What’s very different from the other streaming services is that over a billion people own iPhones, and hundreds of millions more own one or more Apple devices. Like Apple’s other services, it’s something that could make iPhone, Mac and iPad more useful and valuable to buyers and bring in more revenue to the company.

They have the ability to put together a 360 degree content play - music, video, magazines, news, and maybe even cut deals with book publishers. They’ve already hired an impressive group of veteran and emerging film and broadcast talent. Apple have a big enough cash hoard to spend, enough to afford to keep going throughout the learning curve. They also have a built in global audience and many avenues to promote it.

And If it looks like the exclusive video content route isn’t paying off for them, they can always buy a studio.


(Tommy Weir) #6

All very true. It does feel like a learning curve. We will see.

A partnership with Disney aside, it is difficult to identify what external match would coincide with Apple ‘values’, at least how I see them. Interesting that Netflix have migrated to making some almost network like shows as opposed to their alt-HBO initial offerings. The field is in flux. Apple can certainly play the long game.


#7

This was an absolutely brilliant move by Netflix. From the day they began their streaming service they had a substantial library of content for pre-k, kids, teens and tweens. When they began producing their own, they jumped in on these markets too. It was a unique and very effective selling point at the time; for less than the cost of an HBO subscription everyone in the family could choose from a very substantial, high quality library anytime and anywhere, and they also had shows like Stranger Things that appeals to the whole family. They quickly began producing their own content for every age group once House Of Cards became a success.

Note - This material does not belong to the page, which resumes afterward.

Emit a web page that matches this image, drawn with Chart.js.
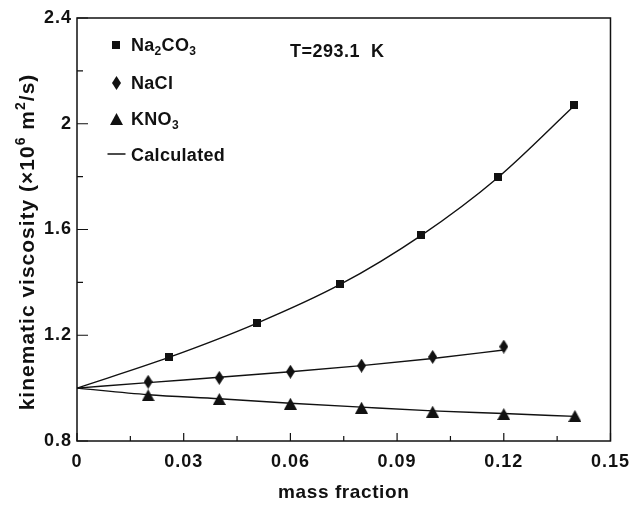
<!DOCTYPE html>
<html><head><meta charset="utf-8">
<script src="https://cdn.jsdelivr.net/npm/chart.js@4/dist/chart.umd.min.js"></script>
<style>html,body{margin:0;padding:0;background:#fff}#wrap{width:638px;height:506px}</style>
</head><body><div id="wrap"><canvas id="c" width="638" height="506"></canvas></div>
<script>
// ---- tick labels ----
const xTickValues = [0, 0.03, 0.06, 0.09, 0.12, 0.15];
const xTickLabels = ['0', '0.03', '0.06', '0.09', '0.12', '0.15'];
const yTickValues = [0.8, 1.2, 1.6, 2.0, 2.4];
const yTickLabels = ['0.8', '1.2', '1.6', '2', '2.4'];

// ---- measured data ----
const na2co3X = [0.0258, 0.0505, 0.074, 0.0967, 0.1183, 0.1398];
const na2co3Y = [1.118, 1.245, 1.394, 1.578, 1.797, 2.070];
const naclX = [0.02, 0.04, 0.06, 0.08, 0.10, 0.12];
const naclY = [1.024, 1.039, 1.062, 1.085, 1.118, 1.157];
const kno3X = [0.02, 0.04, 0.06, 0.08, 0.10, 0.12, 0.14];
const kno3Y = [0.973, 0.959, 0.941, 0.926, 0.911, 0.902, 0.895];

// ---- calculated curves ----
const calcNa2co3X = [0, 0.0258, 0.0505, 0.074, 0.0967, 0.1183, 0.1398];
const calcNa2co3Y = [1.0, 1.116, 1.245, 1.392, 1.577, 1.796, 2.068];
const calcNaclX = [0, 0.02, 0.04, 0.06, 0.08, 0.10, 0.12];
const calcNaclY = [1.0, 1.021, 1.041, 1.062, 1.085, 1.112, 1.144];
const calcKno3X = [0, 0.02, 0.04, 0.06, 0.08, 0.10, 0.12, 0.14];
const calcKno3Y = [1.0, 0.975, 0.960, 0.943, 0.928, 0.914, 0.904, 0.893];

const seriesLabels = ['Na₂CO₃', 'NaCl', 'KNO₃', 'Calculated'];
const xTitle = 'mass fraction';
const yTitle = 'kinematic viscosity (×10⁶ m²/s)';
const annotation = 'T=293.1  K';

const FONT_FAMILY = '"Liberation Sans", Arial, Helvetica, sans-serif';
const INK = '#111';

function pts(xs, ys) { return xs.map((x, i) => ({x: x, y: ys[i]})); }

function marker(kind) {
  const c = document.createElement('canvas');
  let w, h;
  if (kind === 'square') { w = 8; h = 8; }
  else if (kind === 'diamond') { w = 9; h = 14; }
  else { w = 13; h = 12; }
  c.width = w; c.height = h;
  const g = c.getContext('2d');
  g.fillStyle = INK;
  g.beginPath();
  if (kind === 'square') { g.rect(0, 0, w, h); }
  else if (kind === 'diamond') { g.moveTo(w/2, 0); g.lineTo(w, h/2); g.lineTo(w/2, h); g.lineTo(0, h/2); g.closePath(); }
  else { g.moveTo(w/2, 0); g.lineTo(w, h); g.lineTo(0, h); g.closePath(); }
  g.fill();
  return c;
}
const mSquare = marker('square'), mDiamond = marker('diamond'), mTriangle = marker('triangle');

const SUB = '₀₁₂₃₄₅₆₇₈₉', SUP = '⁰¹²³⁴⁵⁶⁷⁸⁹';
function segs(text) {
  const out = [];
  for (const ch of text) {
    let type = 'n', c = ch;
    if (SUB.includes(ch)) { type = 'sub'; c = String([...SUB].indexOf(ch)); }
    else if (SUP.includes(ch)) { type = 'sup'; c = String([...SUP].indexOf(ch)); }
    out.push({type, c});
  }
  return out;
}
function richWidth(ctx, text, size) {
  let w = 0;
  for (const s of segs(text)) {
    ctx.font = 'bold ' + (s.type === 'n' ? size : Math.round(size*0.65)) + 'px ' + FONT_FAMILY;
    w += ctx.measureText(s.c).width;
  }
  return w;
}
function drawRich(ctx, text, x, y, size, align, spacing) {
  ctx.letterSpacing = (spacing || 0) + 'px';
  ctx.textBaseline = 'middle';
  ctx.textAlign = 'left';
  let cx = align === 'center' ? x - richWidth(ctx, text, size) / 2 : x;
  for (const s of segs(text)) {
    const sz = s.type === 'n' ? size : Math.round(size*0.65);
    ctx.font = 'bold ' + sz + 'px ' + FONT_FAMILY;
    const dy = s.type === 'sub' ? size*0.3 : (s.type === 'sup' ? -size*0.35 : 0);
    ctx.fillText(s.c, cx, y + dy);
    cx += ctx.measureText(s.c).width;
  }
  ctx.letterSpacing = '0px';
}

const framePlugin = {
  id: 'frame',
  beforeDraw(chart) { chart.ctx.letterSpacing = '1px'; },
  afterDatasetsDraw(chart) {
    const {ctx, chartArea: a, scales} = chart;
    ctx.save();
    ctx.strokeStyle = INK; ctx.lineWidth = 1.5;
    ctx.strokeRect(a.left, a.top, a.right - a.left, a.bottom - a.top);
    ctx.lineWidth = 1.2;
    ctx.beginPath();
    const xs = scales.x, ys = scales.y;
    xTickValues.forEach((v, i) => {
      const px = xs.getPixelForValue(v);
      ctx.moveTo(px, a.bottom); ctx.lineTo(px, a.bottom - 8);
      if (i < xTickValues.length - 1) {
        const mx = xs.getPixelForValue((v + xTickValues[i+1]) / 2);
        ctx.moveTo(mx, a.bottom); ctx.lineTo(mx, a.bottom - 5);
      }
    });
    yTickValues.forEach((v, i) => {
      const py = ys.getPixelForValue(v);
      ctx.moveTo(a.left, py); ctx.lineTo(a.left + 11, py);
      if (i < yTickValues.length - 1) {
        const my = ys.getPixelForValue((v + yTickValues[i+1]) / 2);
        ctx.moveTo(a.left, my); ctx.lineTo(a.left + 6, my);
      }
    });
    ctx.stroke();
    ctx.restore();
  },
  afterDraw(chart) {
    const {ctx, chartArea: a} = chart;
    ctx.save();
    ctx.fillStyle = INK;
    // legend
    const ds = chart.data.datasets;
    const lx = 116, tx = 131;
    const rows = [45, 83, 119, 154];
    for (let i = 0; i < 3; i++) {
      const img = ds[i].pointStyle;
      ctx.drawImage(img, Math.round(lx - img.width/2), Math.round(rows[i] - img.height/2));
      drawRich(ctx, ds[i].label, tx, rows[i] + 1.5, 18, 'left', 0.3);
    }
    ctx.strokeStyle = INK; ctx.lineWidth = 1.5;
    ctx.beginPath(); ctx.moveTo(107.5, rows[3]); ctx.lineTo(125.5, rows[3]); ctx.stroke();
    drawRich(ctx, ds[3].label, tx, rows[3] + 2, 18, 'left', 0.3);
    // annotation
    drawRich(ctx, annotation, 290, 52, 18, 'left', 0.5);
    // axis titles
    drawRich(ctx, xTitle, (a.left + a.right) / 2, 493, 19, 'center', 0.6);
    ctx.save();
    ctx.translate(28, 242);
    ctx.rotate(-Math.PI / 2);
    drawRich(ctx, yTitle, 0, 0, 21, 'center', 1);
    ctx.restore();
    ctx.restore();
  }
};

const tickFont = {family: FONT_FAMILY, size: 18, weight: 'bold'};

new Chart(document.getElementById('c'), {
  type: 'scatter',
  data: {
    datasets: [
      {label: seriesLabels[0], data: pts(na2co3X, na2co3Y), pointStyle: mSquare, showLine: false},
      {label: seriesLabels[1], data: pts(naclX, naclY), pointStyle: mDiamond, showLine: false},
      {label: seriesLabels[2], data: pts(kno3X, kno3Y), pointStyle: mTriangle, showLine: false},
      {label: seriesLabels[3], data: pts(calcNa2co3X, calcNa2co3Y), showLine: true, pointRadius: 0, borderColor: INK, borderWidth: 1.4, cubicInterpolationMode: 'monotone'},
      {label: seriesLabels[3], data: pts(calcNaclX, calcNaclY), showLine: true, pointRadius: 0, borderColor: INK, borderWidth: 1.4, cubicInterpolationMode: 'monotone'},
      {label: seriesLabels[3], data: pts(calcKno3X, calcKno3Y), showLine: true, pointRadius: 0, borderColor: INK, borderWidth: 1.4, cubicInterpolationMode: 'monotone'}
    ]
  },
  options: {
    responsive: false,
    animation: false,
    devicePixelRatio: 1,
    layout: {padding: {top: 18, right: 20, left: 0, bottom: 0}},
    plugins: {legend: {display: false}, tooltip: {enabled: false}},
    scales: {
      x: {
        type: 'linear', min: 0, max: 0.15,
        afterBuildTicks: s => { s.ticks = xTickValues.map(v => ({value: v})); },
        afterFit: s => { s.height = 65; },
        grid: {display: false, drawTicks: false},
        border: {display: false},
        ticks: {callback: (v, i) => xTickLabels[i], font: tickFont, color: INK, padding: 10, maxRotation: 0, autoSkip: false}
      },
      y: {
        type: 'linear', min: 0.8, max: 2.4,
        afterBuildTicks: s => { s.ticks = yTickValues.map(v => ({value: v})); },
        afterFit: s => { s.width = 77; },
        grid: {display: false, drawTicks: false},
        border: {display: false},
        ticks: {callback: (v, i) => yTickLabels[i], font: tickFont, color: INK, padding: 5, autoSkip: false}
      }
    }
  },
  plugins: [framePlugin]
});
</script>
</body></html>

HBO is still clambering to catch up, and it’s why the cut a deal with Henson for a big portion of their library + new shows. Now that Disney is launching their own service, HBO, etc. have had a lot to worry about, but since AT&T bought them, they have a mandate to build out their content from their CEO:

“I want more hours of engagement. Why are more hours of engagement important?” he continued. “Because you get more data and information about a customer that then allows you to do things like monetize through alternate models of advertising as well as subscriptions, which I think is very important to play in tomorrow’s world.”

https://www.nytimes.com/2018/07/08/business/media/hbo-att-merger.html

Personally, I’m glad Apple is focused on privacy.